Besides which, the more Americans obsess over racism and the more they hammer home propaganda that they attach to this topic (that's right, kids, they use anti-racism lectures to inject left-wing propaganda which means they're not really concerned about racism but other, more nefarious, things), the worse racism will get. Or does anyone believe things are getting better in America over the last few decades regarding racism? No, Obama getting elected twice doesn't prove anything. It only additionally proves just how bad presidential candidates have been since the 90s.

See, the movie even made me rant about it! I wrote several paragraphs about racism already despite reviewing a music documentary. I am so completely easy to manipulate. Please, biased media journalists, muppeteer me around a little more, so I can talk yet MORE about racism! Racism this racism that, enough already... There are far worse - and more curable - problems than racism. The more you lambaste people for real or imagined racist behaviour the more they're likely to become even more racist rather than less.
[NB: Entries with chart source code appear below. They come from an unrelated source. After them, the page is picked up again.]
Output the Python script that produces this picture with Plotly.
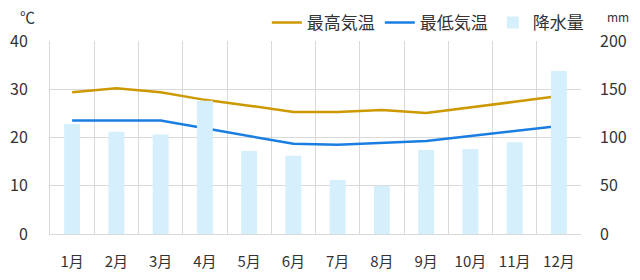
import plotly.graph_objects as go

months = ["1月", "2月", "3月", "4月", "5月", "6月", "7月", "8月", "9月", "10月", "11月", "12月"]
max_temp = [29.4, 30.2, 29.4, 27.8, 26.6, 25.3, 25.3, 25.7, 25.1, 26.2, 27.4, 28.6]
min_temp = [23.5, 23.5, 23.5, 21.9, 20.3, 18.7, 18.5, 18.9, 19.3, 20.3, 21.4, 22.4]
precip = [114, 106, 103, 138, 86, 81, 56, 50, 87, 88, 95, 169]

FONT = "Noto Sans CJK JP"
GRID = "#d9d9d9"
TXT = "#333333"

fig = go.Figure()
fig.add_trace(go.Bar(x=months, y=precip, name="降水量", yaxis="y2", legendrank=3,
                     marker=dict(color="#d5effc", line=dict(width=0))))
fig.add_trace(go.Scatter(x=months, y=max_temp, name="最高気温", mode="lines",
                         line=dict(color="#cc9900", width=2.5), legendrank=1))
fig.add_trace(go.Scatter(x=months, y=min_temp, name="最低気温", mode="lines",
                         line=dict(color="#1a7ee0", width=2.5), legendrank=2))

fig.update_layout(
    width=640, height=280,
    margin=dict(l=50, r=59, t=41, b=46, autoexpand=False),
    paper_bgcolor="white", plot_bgcolor="white",
    font=dict(family=FONT, size=16, color=TXT),
    bargap=0.64,
    showlegend=True,
    legend=dict(orientation="h", x=0.92, xanchor="right", y=0.982, yanchor="top",
                yref="container", xref="container", font=dict(size=17),
                itemwidth=30, bgcolor="rgba(0,0,0,0)"),
    xaxis=dict(type="category", tickson="boundaries", showgrid=True, gridcolor=GRID,
               gridwidth=1, showline=True, linecolor=GRID, ticks="", ticklabelstandoff=14,
               zeroline=False, tickfont=dict(size=15)),
    yaxis=dict(range=[0, 40], dtick=10, showgrid=True, gridcolor=GRID, showline=True,
               linecolor=GRID, ticks="", ticklabelstandoff=18, zeroline=False),
    yaxis2=dict(range=[0, 200], dtick=50, overlaying="y", side="right", showgrid=False,
                ticks="", ticklabelstandoff=18, zeroline=False, showline=False),
    annotations=[
        dict(text="℃", xref="paper", yref="paper", x=-0.025, y=1.0, xanchor="right",
             yanchor="bottom", yshift=12, showarrow=False, font=dict(size=15, color=TXT)),
        dict(text="mm", xref="paper", yref="paper", x=1.045, y=1.0, xanchor="left",
             yanchor="bottom", yshift=14, showarrow=False, font=dict(size=12, color=TXT)),
    ],
)
fig.write_html("out.html")
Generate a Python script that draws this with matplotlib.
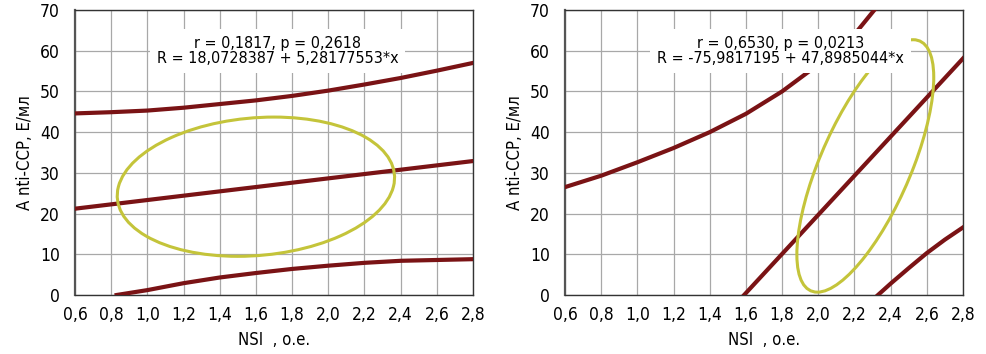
import matplotlib
matplotlib.use('Agg')
import matplotlib.pyplot as plt
from matplotlib import font_manager
from matplotlib.patches import Ellipse
from matplotlib.transforms import Affine2D

#------------------------------------------------------------------------------
# Data
#------------------------------------------------------------------------------
x_ticks = [0.6, 0.8, 1.0, 1.2, 1.4, 1.6, 1.8, 2.0, 2.2, 2.4, 2.6, 2.8]
x_ticklabels = ['0,6', '0,8', '1,0', '1,2', '1,4', '1,6', '1,8', '2,0', '2,2', '2,4', '2,6', '2,8']
y_ticks = [0, 10, 20, 30, 40, 50, 60, 70]

# left panel
l_fit_x = [0.6, 2.8]
l_fit_y = [21.2, 32.9]
l_up_x = [0.6, 0.8, 1.0, 1.2, 1.4, 1.6, 1.8, 2.0, 2.2, 2.4, 2.6, 2.8]
l_up_y = [44.6, 44.9, 45.3, 46.0, 46.9, 47.8, 48.9, 50.2, 51.7, 53.3, 55.1, 57.0]
l_lo_x = [0.83, 1.0, 1.2, 1.4, 1.6, 1.8, 2.0, 2.2, 2.4, 2.6, 2.8]
l_lo_y = [0.0, 1.2, 2.9, 4.3, 5.4, 6.4, 7.2, 7.9, 8.4, 8.6, 8.8]
l_ell_center = (1.60, 26.6)
l_ell_u = (0.10, 17.1)
l_ell_v = (0.76, 0.0)
l_text = 'r = 0,1817, p = 0,2618\nR = 18,0728387 + 5,28177553*x'

# right panel
r_fit_x = [1.59, 2.8]
r_fit_y = [0.0, 58.1]
r_up_x = [0.6, 0.8, 1.0, 1.2, 1.4, 1.6, 1.8, 2.0, 2.2, 2.31]
r_up_y = [26.5, 29.3, 32.6, 36.1, 40.0, 44.5, 50.0, 56.6, 64.0, 70.0]
r_lo_x = [2.33, 2.4, 2.5, 2.6, 2.7, 2.8]
r_lo_y = [0.0, 2.8, 6.6, 10.3, 13.6, 16.6]
r_ell_center = (2.26, 31.7)
r_ell_u = (0.265, 31.0)
r_ell_v = (0.27, 0.0)
r_text = 'r = 0,6530, p = 0,0213\nR = -75,9817195 + 47,8985044*x'

#------------------------------------------------------------------------------
# Plot
#------------------------------------------------------------------------------
# condensed face if one is installed
cond = font_manager.FontProperties(family='DejaVu Sans', stretch='condensed')
cond_file = font_manager.findfont(cond)
if 'Condensed' in cond_file:
    tick_font = dict(family='DejaVu Sans', stretch='condensed', size=12.5)
else:
    tick_font = dict(family='Liberation Sans', size=12)

plt.rcParams['font.family'] = ['Liberation Sans', 'DejaVu Sans']
red = '#7a1315'
yellow = '#c4c43a'

fig = plt.figure(figsize=(9.86, 3.54), dpi=100)
ax1 = fig.add_axes([75/986, 59/354, 398/986, 285/354])
ax2 = fig.add_axes([565/986, 59/354, 398/986, 285/354])

panels = [
    (ax1, l_fit_x, l_fit_y, l_up_x, l_up_y, l_lo_x, l_lo_y, l_ell_center, l_ell_u, l_ell_v, l_text, 1.72),
    (ax2, r_fit_x, r_fit_y, r_up_x, r_up_y, r_lo_x, r_lo_y, r_ell_center, r_ell_u, r_ell_v, r_text, 1.79),
]

for ax, fx, fy, ux, uy, lx, ly, c, u, v, txt, tx in panels:
    ax.set_xlim(0.6, 2.8)
    ax.set_ylim(0, 70)
    ax.set_xticks(x_ticks)
    ax.set_xticklabels(x_ticklabels, fontdict=tick_font)
    ax.set_yticks(y_ticks)
    ax.set_yticklabels([str(t) for t in y_ticks], fontdict=tick_font)
    ax.tick_params(axis='x', length=0, pad=8)
    ax.tick_params(axis='y', length=0, pad=11)
    ax.grid(True, color='#a8a8a8', linewidth=0.9)
    ax.set_axisbelow(True)
    for s in ax.spines.values():
        s.set_color('#333333')
        s.set_linewidth(1.0)
    ax.spines['left'].set_linewidth(1.6)
    ax.spines['left'].set_color('#555555')

    ax.plot(fx, fy, color=red, linewidth=3.0, zorder=3)
    ax.plot(ux, uy, color=red, linewidth=3.0, zorder=3)
    ax.plot(lx, ly, color=red, linewidth=3.0, zorder=3)

    # ellipse: unit circle mapped by conjugate half-axes u, v
    m = Affine2D.from_values(v[0], v[1], u[0], u[1], c[0], c[1])
    e = Ellipse((0, 0), 2, 2, fill=False, edgecolor=yellow, linewidth=2.2,
                transform=m + ax.transData, zorder=4)
    ax.add_patch(e)

    ax.text(tx, 60.0, txt, ha='center', va='center', fontsize=11.5,
            family='DejaVu Sans', stretch='condensed',
            linespacing=1.0, zorder=5,
            bbox=dict(facecolor='white', edgecolor='none', pad=5))

    ax.set_xlabel('NSI  , о.е.', fontsize=12, family='DejaVu Sans',
                  stretch='condensed', labelpad=5)
    ax.set_ylabel('A nti-CCP, Е/мл', fontsize=12, family='DejaVu Sans',
                  stretch='condensed', labelpad=4)

fig.savefig('out.png', dpi=100)
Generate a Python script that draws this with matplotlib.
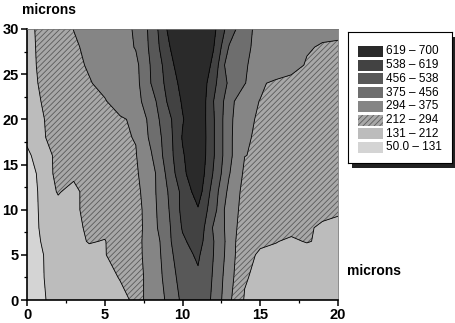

Nobody likes being harassed, about anything.

Anyway, back to music. I find it hilarious that slow-livin', supposedly "lazy", laid-back Southerners - some of whom even talk slowly - invented(?) a type of metal such as sludge. Anybody see the comedy in that? Cletus likes his metal slow and boring, sort of like sitting on a porch and watching chickens slowly go by. Kind of makes sense.

OK, now I'm being just as bad as the NYers (who delusionally think they're superior to Middle America, morally as well as intellectually).

There is also absurdity in how the "unhip" South is the home of sludge metal - which is hipster metal. And hipster metal draws in kids from non-Southern regions mostly - many of whom have prejudices against the South. I love ironies.

The film features a plethora of bands, perhaps as many as 30, most of them obscure and some of them downright devoid of fandom - because how else to explain the fact that several of them aren't even included on major music sites. Unless of course the band-members themselves can count themselves as their own fans - which would then mean they have fans after all! (I couldn't resist that.) The notable exceptions are Pantera, Lamb of God (I had no clue they were from the South), Eyehategod, C. O. C. And perhaps even Buzzoven which I've vaguely heard of. The South sure has a rich history of top-notch metal... or not.

To be fair, D. R. I., one of the greatest metal bands, are Texans, and get mentioned very briefly but none of their members are featured. So why are D. R. I always sidelined in rockumentaries about hardcore and the South? This band has easily more value than all the 30 featured here, combined.

To be even fairer, the film never purported to show that the South is a metal capital or anything like that.

Why "southern steel" isn't nearly as good as "northern steel" (Canada, Scandinavia) or "western steel" or "eastern steel" and very few of their bands had any major success, even in the underground, might be found in the music many of the band members point out to as their main influences while growing up. You guessed it: rap "music"! Well, no friggin' wonder "southern steel" is so lame compared to other regions' "steels"! If your ears are so weak that they "recognize" rap as great music, then why even attempt to make "serious" music? How can rap possibly influence you to write good music?! That'd be like Nazism inspiring you to be kind to children and cats. And it's no excuse that they liked rap when they were kids: I wuz a kid too once (believe it or not) and I absolutely hated rap from the first time I heard it, and still hate it with a burning passion. (I hate the undeserved media hype more than the music itself, actually.) I don't ever want to hear a musician saying rap influenced him growing up - or actually, come to think of it, I do wanna hear that so it can serve as a warning to stay away from their (almost certainly bad) music.

The movie's biggest plus is that it features the South, precisely because it's such a peculiar region that has many cliches and prejudice attached to it - and against it.